What is needed
Write out each line exactly as given. Leave the pictures out of your copy.

:: Raw data

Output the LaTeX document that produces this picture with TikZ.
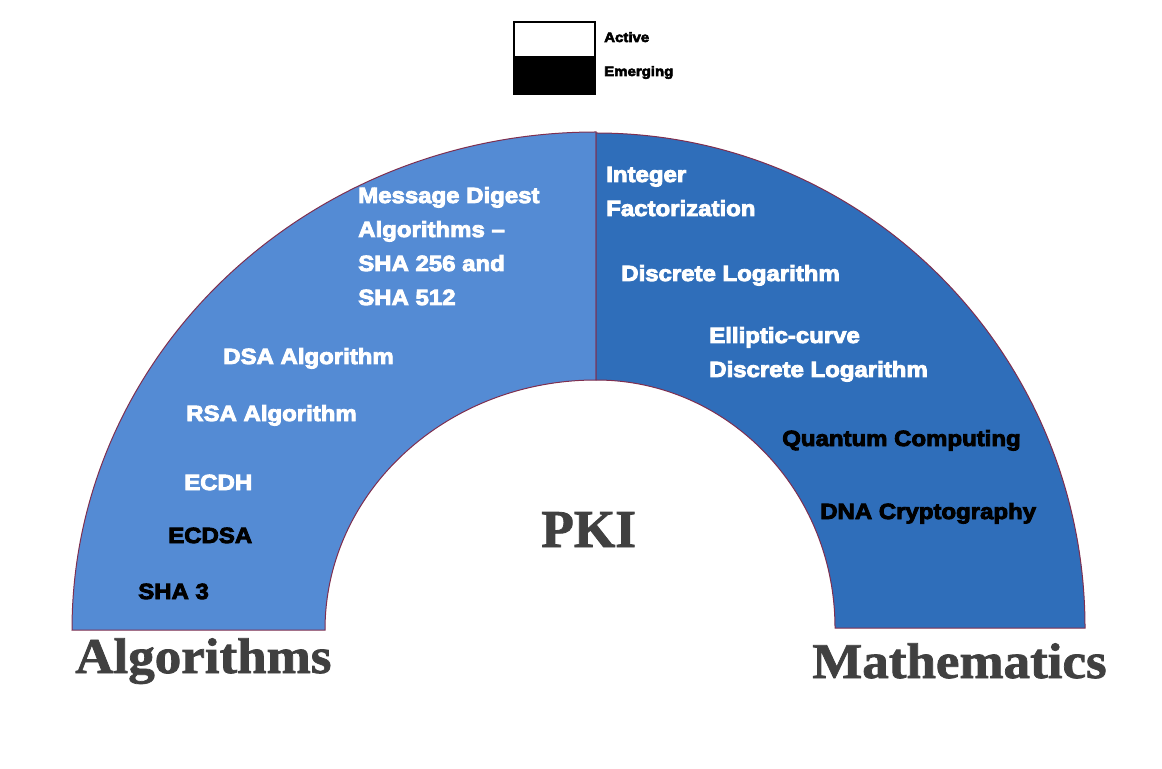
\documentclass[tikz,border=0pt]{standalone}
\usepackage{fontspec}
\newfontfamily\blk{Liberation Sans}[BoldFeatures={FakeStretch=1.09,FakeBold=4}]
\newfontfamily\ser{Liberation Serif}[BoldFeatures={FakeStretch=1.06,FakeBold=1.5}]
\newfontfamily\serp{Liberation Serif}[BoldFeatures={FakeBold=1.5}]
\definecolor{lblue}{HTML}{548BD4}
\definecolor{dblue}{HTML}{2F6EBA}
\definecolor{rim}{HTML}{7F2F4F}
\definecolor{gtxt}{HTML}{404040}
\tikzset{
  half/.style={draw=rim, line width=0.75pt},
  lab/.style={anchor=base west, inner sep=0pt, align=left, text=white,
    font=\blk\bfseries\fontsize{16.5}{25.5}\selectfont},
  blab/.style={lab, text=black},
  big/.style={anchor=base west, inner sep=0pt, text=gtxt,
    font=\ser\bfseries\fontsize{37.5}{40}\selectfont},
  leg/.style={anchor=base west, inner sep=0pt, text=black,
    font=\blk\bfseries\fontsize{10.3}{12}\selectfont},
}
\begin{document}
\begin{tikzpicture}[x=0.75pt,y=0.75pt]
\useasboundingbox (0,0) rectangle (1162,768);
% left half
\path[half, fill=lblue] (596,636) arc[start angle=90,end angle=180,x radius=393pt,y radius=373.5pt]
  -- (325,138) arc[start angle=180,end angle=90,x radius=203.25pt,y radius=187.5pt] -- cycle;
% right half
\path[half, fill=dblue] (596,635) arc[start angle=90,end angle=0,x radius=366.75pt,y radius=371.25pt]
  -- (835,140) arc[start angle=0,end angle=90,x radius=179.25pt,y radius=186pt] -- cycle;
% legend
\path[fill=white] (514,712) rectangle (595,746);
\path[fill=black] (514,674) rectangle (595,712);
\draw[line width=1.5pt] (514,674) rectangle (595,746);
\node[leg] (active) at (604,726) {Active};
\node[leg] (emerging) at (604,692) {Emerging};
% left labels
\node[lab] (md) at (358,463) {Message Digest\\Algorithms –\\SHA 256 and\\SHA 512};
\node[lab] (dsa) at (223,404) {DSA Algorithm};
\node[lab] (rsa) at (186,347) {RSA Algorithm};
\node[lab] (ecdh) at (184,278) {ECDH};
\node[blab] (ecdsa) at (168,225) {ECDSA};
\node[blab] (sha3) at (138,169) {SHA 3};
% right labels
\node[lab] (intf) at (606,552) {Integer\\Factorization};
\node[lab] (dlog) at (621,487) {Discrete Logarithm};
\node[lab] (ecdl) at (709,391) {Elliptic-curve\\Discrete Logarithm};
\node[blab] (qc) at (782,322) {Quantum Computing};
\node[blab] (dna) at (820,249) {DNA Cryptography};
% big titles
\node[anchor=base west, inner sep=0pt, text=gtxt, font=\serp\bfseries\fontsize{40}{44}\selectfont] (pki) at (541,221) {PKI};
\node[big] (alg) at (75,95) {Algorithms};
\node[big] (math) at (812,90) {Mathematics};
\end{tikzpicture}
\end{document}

::::

Result
Output the LaTeX document that produces this picture with TikZ.
\documentclass[tikz,border=0pt]{standalone}
\usepackage{fontspec}
\newfontfamily\blk{Liberation Sans}[BoldFeatures={FakeStretch=1.09,FakeBold=4}]
\newfontfamily\ser{Liberation Serif}[BoldFeatures={FakeStretch=1.06,FakeBold=1.5}]
\newfontfamily\serp{Liberation Serif}[BoldFeatures={FakeBold=1.5}]
\definecolor{lblue}{HTML}{548BD4}
\definecolor{dblue}{HTML}{2F6EBA}
\definecolor{rim}{HTML}{7F2F4F}
\definecolor{gtxt}{HTML}{404040}
\tikzset{
  half/.style={draw=rim, line width=0.75pt},
  lab/.style={anchor=base west, inner sep=0pt, align=left, text=white,
    font=\blk\bfseries\fontsize{16.5}{25.5}\selectfont},
  blab/.style={lab, text=black},
  big/.style={anchor=base west, inner sep=0pt, text=gtxt,
    font=\ser\bfseries\fontsize{37.5}{40}\selectfont},
  leg/.style={anchor=base west, inner sep=0pt, text=black,
    font=\blk\bfseries\fontsize{10.3}{12}\selectfont},
}
\begin{document}
\begin{tikzpicture}[x=0.75pt,y=0.75pt]
\useasboundingbox (0,0) rectangle (1162,768);
% left half
\path[half, fill=lblue] (596,636) arc[start angle=90,end angle=180,x radius=393pt,y radius=373.5pt]
  -- (325,138) arc[start angle=180,end angle=90,x radius=203.25pt,y radius=187.5pt] -- cycle;
% right half
\path[half, fill=dblue] (596,635) arc[start angle=90,end angle=0,x radius=366.75pt,y radius=371.25pt]
  -- (835,140) arc[start angle=0,end angle=90,x radius=179.25pt,y radius=186pt] -- cycle;
% legend
\path[fill=white] (514,712) rectangle (595,746);
\path[fill=black] (514,674) rectangle (595,712);
\draw[line width=1.5pt] (514,674) rectangle (595,746);
\node[leg] (active) at (604,726) {Active};
\node[leg] (emerging) at (604,692) {Emerging};
% left labels
\node[lab] (md) at (358,463) {Message Digest\\Algorithms –\\SHA 256 and\\SHA 512};
\node[lab] (dsa) at (223,404) {DSA Algorithm};
\node[lab] (rsa) at (186,347) {RSA Algorithm};
\node[lab] (ecdh) at (184,278) {ECDH};
\node[blab] (ecdsa) at (168,225) {ECDSA};
\node[blab] (sha3) at (138,169) {SHA 3};
% right labels
\node[lab] (intf) at (606,552) {Integer\\Factorization};
\node[lab] (dlog) at (621,487) {Discrete Logarithm};
\node[lab] (ecdl) at (709,391) {Elliptic-curve\\Discrete Logarithm};
\node[blab] (qc) at (782,322) {Quantum Computing};
\node[blab] (dna) at (820,249) {DNA Cryptography};
% big titles
\node[anchor=base west, inner sep=0pt, text=gtxt, font=\serp\bfseries\fontsize{40}{44}\selectfont] (pki) at (541,221) {PKI};
\node[big] (alg) at (75,95) {Algorithms};
\node[big] (math) at (812,90) {Mathematics};
\end{tikzpicture}
\end{document}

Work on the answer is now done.